Wiederentdeckte Kirche! – Bedeutende Funde bei archäologischen Ausgrabungen

von 28. Mai 2020

Bei archäologischen Untersuchungen durch das Landesamt für Denkmalpflege und Archäologie Sachsen-Anhalt [LDA] wurde der verschollene Standort der Kirche des Klosters Neuwerk identifiziert.

Im vergangenen Jahr wurden auf dem Gelände des Botanischen Gartens in Halle, unmittelbar gegenüber dem Rivehaus auf einer Fläche von 475 m² bedeutende Funde und Grabstätten entdeckt. Der freigelegte Teil gehörte ursprünglich zum Friedhof der Laurentiusgemeinde.
Noch umfangreicher, so das LDA ist die Grabungsfläche am Bauplatz des Herbariums. In diesem Bereich auf einer Fläche von 400 m² wurden bei den Untersuchungen Besiedlungsspuren bis in die späte Bronzezeit/frühe Eisenzeit entdeckt.

Auf dem Areal der wiederentdeckten Klosterkirche Neuwerk, in der Nordwest-Ecke des Grabungsabschnittes tauchten unter Abbruchschichten aus dem 16. Jahrhundert einzelne Steine eines Fundamentes eines großen Kirchenbaus auf. Sie konnten zweifelsfrei als die letzten verbliebenen Spuren der Kirche des Klosters Neuwerk identifiziert werden. Zur Beschreibung der Kirche selbst, die bislang nach ihrer Lage eher in der Nähe der Saale vermutet wurde, war bisher wenig bekannt. Nach einer Siegeldarstellung kann man von einer viertürmigen romanischen Kirche ausgehen, mit Portal und rundbogigen Fenstern. In Chroniken werden Kapellen und mehrere Altären beschrieben. Nach Einschätzung des Landesarchäologen Prof. Harald Meller kann von einer bedeutenden und wichtigen Kirche in dieser Zeit und Region sprechen.
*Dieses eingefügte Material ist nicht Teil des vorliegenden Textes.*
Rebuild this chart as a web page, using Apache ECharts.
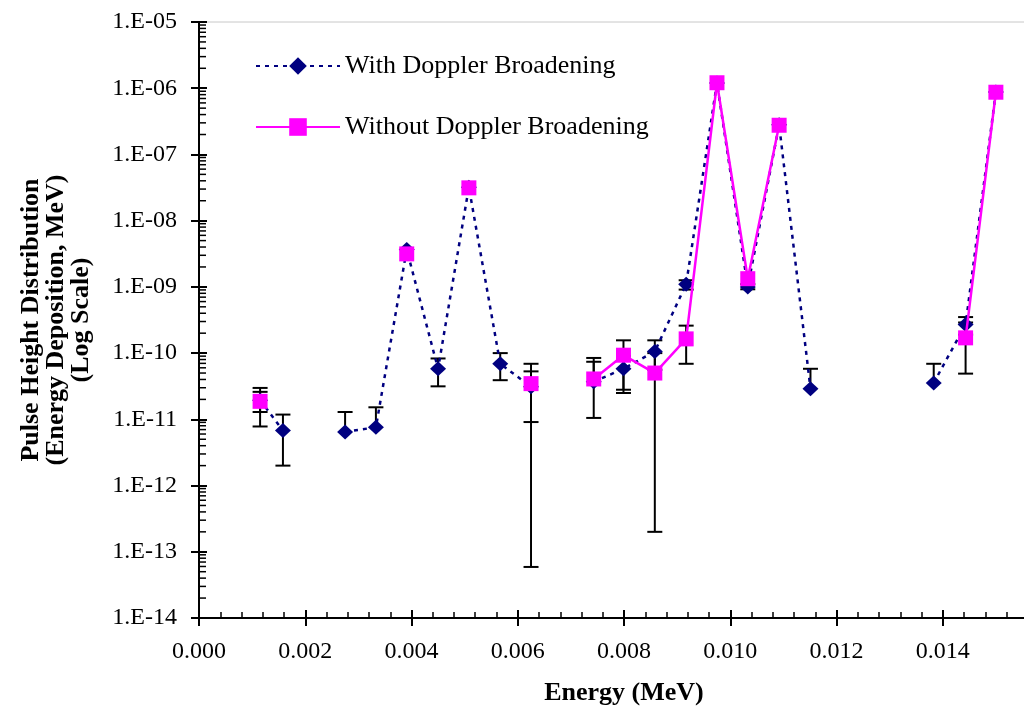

Nach der historischen Bedeutung des Klosters Neuwerk, das bis zu seinem Niedergang in der Reformationszeit das mächtigste Kloster im Süden des Erzbistums Magdeburg war, wird durch das LDA die Wiederentdeckung des Kirchenstandortes als bauarchäologische Sensation von mehr als stadtgeschichtlicher Relevanz bewertet.
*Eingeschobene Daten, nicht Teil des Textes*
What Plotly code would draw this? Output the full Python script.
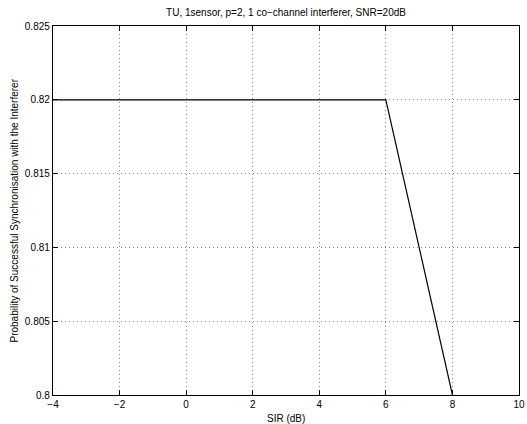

An den beiden Standorten wurden insgesamt 583 Befunde freigelegt und ca. 30.000 Funde geborgen, darunter Keramiken, Metallgegenstände, Brakteaten [dünne Metallmünzen] mit der Darstellung des Herzogs Bernhard von Sachsen-Wittenberg, um 1183-1212 bzw. ein Denar [Münznominal] aus der Markgrafschaft Brandenburg, um 1365-1368. Außerdem wurden mehrere Grabstätten freigelegt mit 117 Bestattungen von Männern, Frauen und Kindern. Beigelegt waren Eisenobjekte, Münzen und ein zusammengefaltetes Bleitäfelchen mit Inschrift. Die Bestattungen erfolgten in Nadelholzsärgen oder mit einfachen Leichentüchern, so Grabungsleiter Dirk Blaschta M.A. vom LDA.

Eine abschließende Bewertung der archäologischen Ausgrabungen und der Befunde wird noch einige Zeit in Anspruch nehmen.